The researchers focused on a measure known as the “number needed to treat,” an indicator of how many people need to take a pill for just one person to be helped. The study found that to prevent one person from returning to drinking, the number needed to treat for acamprosate was 12; for naltrexone, the number was 20.
By comparison, large studies of widely used drugs, like the cholesterol-lowering statins, have found that 25 to more than 100 people need treatment to prevent just one cardiovascular event.
According to federal data, roughly 18 million Americans have an alcohol abuse disorder. Excessive drinking kills about 88,000 people a year and costs the health care and criminal justice systems billions of dollars.
“These drugs are really underused quite a bit, and our findings show that they can help thousands and thousands of people,” said Dr. Daniel E. Jonas, the lead author of the new study and an associate professor of medicine at the University of North Carolina. “They’re not blockbuster. They’re not going to work for everybody. But they can make a difference for a lot of people.”
Since there appear to be biochemical routes to help combat alcoholism, I'd like to see a smart philanthropist like Bill Gates put some serious money into a research program to find out the optimal ways to help American Indians fight the alcoholism scourge. Substance abuse is a horrible problem on Indian reservations, and the white man bears a large measure of responsibility for coming here and introducing firewater to a race genetically unprepared for it.

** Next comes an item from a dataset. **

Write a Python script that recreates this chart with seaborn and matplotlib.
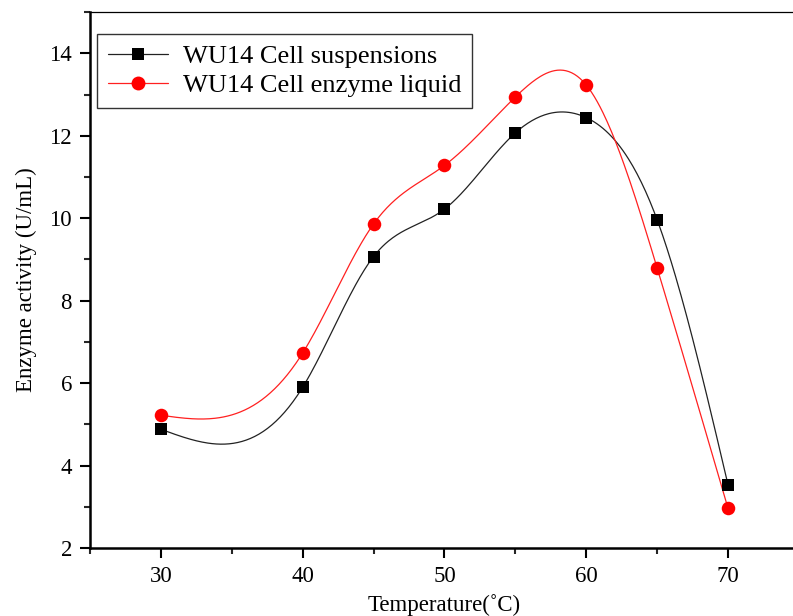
import numpy as np
import pandas as pd
import matplotlib
matplotlib.use("Agg")
import matplotlib.pyplot as plt
from matplotlib.lines import Line2D
from matplotlib.ticker import MultipleLocator
import seaborn as sns

# data
temperature = [30, 40, 45, 50, 55, 60, 65, 70]
cell_suspension = [4.88, 5.90, 9.07, 10.22, 12.07, 12.44, 9.96, 3.53]
enzyme_liquid = [5.22, 6.73, 9.86, 11.28, 12.94, 13.23, 8.79, 2.96]

series_names = ["WU14 Cell suspensions", "WU14 Cell enzyme liquid"]


def natural_spline(x, y, xs):
    """Natural cubic spline through the points (Origin style 'Spline' connect)."""
    x = np.asarray(x, float)
    y = np.asarray(y, float)
    n = len(x)
    h = np.diff(x)
    A = np.zeros((n, n))
    b = np.zeros(n)
    A[0, 0] = A[-1, -1] = 1
    for i in range(1, n - 1):
        A[i, i - 1] = h[i - 1]
        A[i, i] = 2 * (h[i - 1] + h[i])
        A[i, i + 1] = h[i]
        b[i] = 3 * ((y[i + 1] - y[i]) / h[i] - (y[i] - y[i - 1]) / h[i - 1])
    c = np.linalg.solve(A, b)
    bb = (y[1:] - y[:-1]) / h - h * (2 * c[:-1] + c[1:]) / 3
    d = (c[1:] - c[:-1]) / (3 * h)
    idx = np.clip(np.searchsorted(x, xs) - 1, 0, n - 2)
    dx = xs - x[idx]
    return y[idx] + bb[idx] * dx + c[idx] * dx ** 2 + d[idx] * dx ** 3


sns.set_style("ticks")
plt.rcParams["font.family"] = ["Liberation Serif", "DejaVu Serif"]

fig = plt.figure(figsize=(7.93, 6.16), dpi=100)
ax = fig.add_axes([0.1135, 0.1104, 0.894, 0.870])

xs = np.linspace(30, 70, 400)
pts = pd.DataFrame({"T": temperature, "a": cell_suspension, "b": enzyme_liquid})
smooth = pd.DataFrame({"T": xs,
                       "a": natural_spline(temperature, cell_suspension, xs),
                       "b": natural_spline(temperature, enzyme_liquid, xs)})

sns.lineplot(data=smooth, x="T", y="a", color="#222222", linewidth=0.9, ax=ax)
sns.lineplot(data=smooth, x="T", y="b", color="#ff2020", linewidth=0.9, ax=ax)
sns.scatterplot(data=pts, x="T", y="a", marker="s", s=80, color="black",
                edgecolor="black", linewidth=0, ax=ax, zorder=3)
sns.scatterplot(data=pts, x="T", y="b", marker="o", s=95, color="red",
                edgecolor="red", linewidth=0, ax=ax, zorder=3)

ax.set_xlim(25, 75)
ax.set_ylim(2, 15)
ax.xaxis.set_minor_locator(MultipleLocator(5))
ax.set_xticks([30, 40, 50, 60, 70])
ax.yaxis.set_major_locator(MultipleLocator(2))
ax.yaxis.set_minor_locator(MultipleLocator(1))
ax.tick_params(which="major", direction="out", length=7, width=1.5,
               labelsize=16.5, pad=6, colors="black")
ax.tick_params(which="minor", direction="out", length=4, width=1.5)

for side in ["left", "bottom"]:
    ax.spines[side].set_linewidth(1.8)
    ax.spines[side].set_color("black")
for side in ["top", "right"]:
    ax.spines[side].set_visible(True)
    ax.spines[side].set_linewidth(0.9)
    ax.spines[side].set_color("black")

ax.set_xlabel("Temperature(˚C)", fontsize=16.5, labelpad=5, color="black")
ax.set_ylabel("Enzyme activity (U/mL)", fontsize=16.5, labelpad=9, color="black")

handles = [
    Line2D([], [], color="#222222", linewidth=0.9, marker="s", markersize=9,
           markerfacecolor="black", markeredgewidth=0),
    Line2D([], [], color="#ff2020", linewidth=0.9, marker="o", markersize=10,
           markerfacecolor="red", markeredgewidth=0),
]
leg = ax.legend(handles, series_names, loc="upper left",
                bbox_to_anchor=(0.0099, 0.959), fontsize=19, frameon=True,
                fancybox=False, edgecolor="#333333", handlelength=2.3,
                borderaxespad=0, borderpad=0.4, labelspacing=0.22,
                handletextpad=0.55, framealpha=1)
leg.get_frame().set_linewidth(1.0)
for t in leg.get_texts():
    t.set_color("black")

fig.savefig("out.png", dpi=100)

North American Indians presumably haven't yet evolved the genetic defenses against alcohol that Mediterranean peoples have developed over the last ten thousand years. Notice that in the Book of Genesis, scandalous stuff happens when ancient patriarchs like Noah and Lot get dead drunk, but by the time of the New Testament, people seem to drink responsibly at the Wedding Feast of Cana and the Last Supper: evolution in action.

Native American cultures often put a lot of effort into scrounging up various natural intoxicants (peyote, the peace pipe, etc.), but they were hard to find. That cultural emphasis was disastrous when palefaces showed up offering to trade jugs of distilled corn liquor for pelts.

There are a bunch of stupid laws in the U.S. restricting the genetic research on American Indians that might help figure out exactly what kind of anti-alcoholism drugs could help them most, but Canada, oddly, seems somewhat more open for research and Mexico is another option (although Mexican Indians, who had more technically advanced civilizations, developed their own alcohol before Columbus).